Muzzammil menegaskan bahwa partainya tidak sedang melakukan glorifikasi terhadap masa lalu, melainkan mengakui peran strategis seorang tokoh dalam konteks sejarah nasional.
“Setiap generasi punya cara menilai pemimpinnya. Kami tidak menutup mata terhadap kekurangan beliau. Tapi ketika berbicara tentang ideologi Pancasila dan keutuhan negara, kita perlu menghargai peran besar yang telah menjaga bangsa dari ancaman perpecahan,” jelasnya.
Ia juga menambahkan bahwa pengakuan terhadap Soeharto bukan berarti melupakan penderitaan yang terjadi pada masa Orde Baru.
Sebaliknya, ini harus menjadi pengingat agar pemerintahan modern tidak mengulangi kesalahan masa lalu, baik dalam hal penyalahgunaan kekuasaan maupun pembatasan hak-hak warga negara.
Seruan PKS: Rekonsiliasi dan Evaluasi Sejarah Nasional
PKS mendorong agar momentum pemberian gelar pahlawan nasional dijadikan titik awal untuk rekonsiliasi sejarah bangsa.
Menurut Muzzammil, bangsa yang besar adalah bangsa yang mampu memaafkan tanpa melupakan, serta belajar dari masa lalu untuk menatap masa depan dengan lebih matang.
Ia menilai bahwa perdebatan mengenai Soeharto seharusnya menjadi ruang edukasi publik untuk memahami perjalanan sejarah Indonesia secara utuh — bukan hanya dari sisi politik, tetapi juga dari sudut pandang sosial dan budaya.
“Generasi muda harus mengenal sejarah secara lengkap, bukan hitam putih.
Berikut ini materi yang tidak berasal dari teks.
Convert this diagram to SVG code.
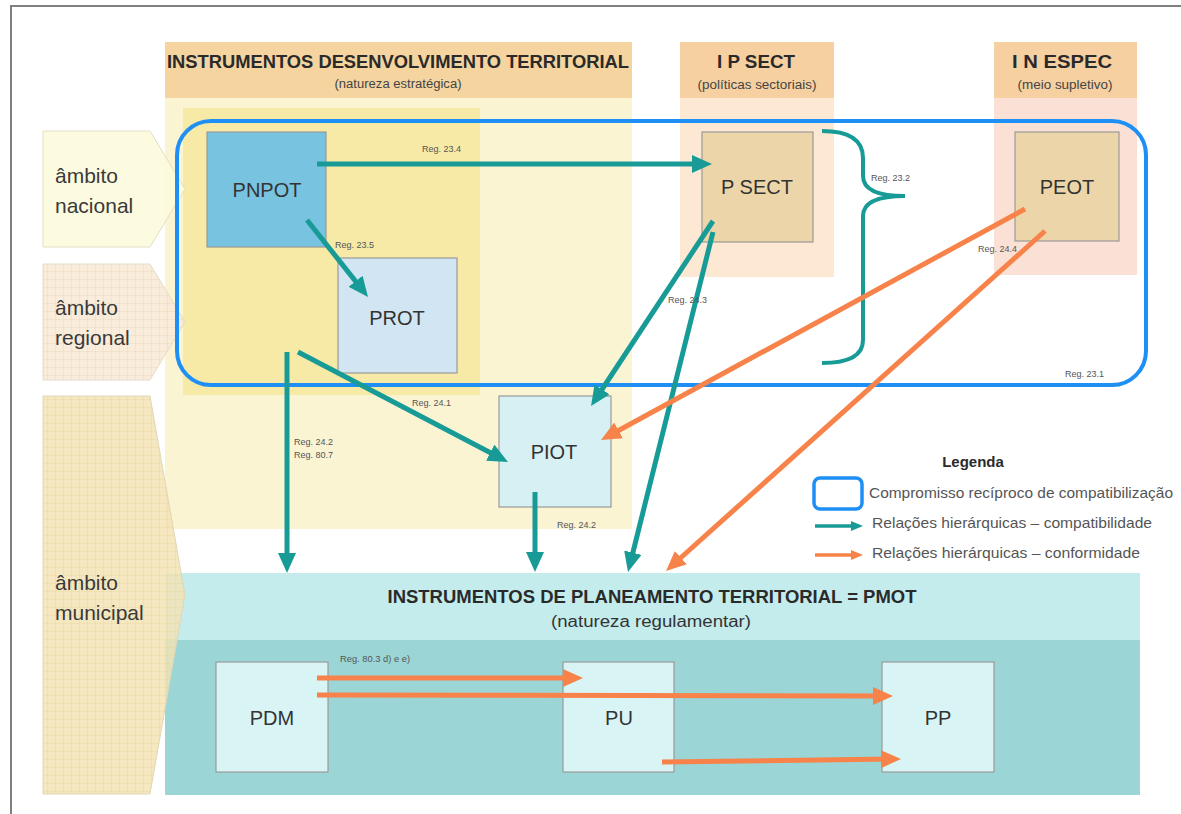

Kita perlu belajar dari keberhasilan pembangunan Orde Baru sekaligus mengkritisi kelemahannya. Dari sanalah kematangan bangsa tumbuh,” tutup Muzzammil.
Penutup: Soeharto dalam Lintasan Waktu
Pemberian gelar pahlawan nasional kepada Soeharto kini menjadi babak baru dalam cara bangsa Indonesia berdamai dengan masa lalunya.
Bagi sebagian orang, ini adalah bentuk pengakuan terhadap kontribusi nyata seorang pemimpin dalam menjaga negara di masa genting.
Bagi yang lain, ini menjadi pengingat akan pentingnya keadilan sejarah bagi korban politik dan pelanggaran HAM di masa lalu.
Sikap PKS memperlihatkan upaya untuk berdiri di tengah — menghargai jasa tanpa menafikan catatan kelam.
Apapun perdebatan yang muncul, satu hal pasti: perjalanan sejarah Indonesia selalu menuntut kita untuk bijak, adil, dan terbuka dalam menilai para tokohnya.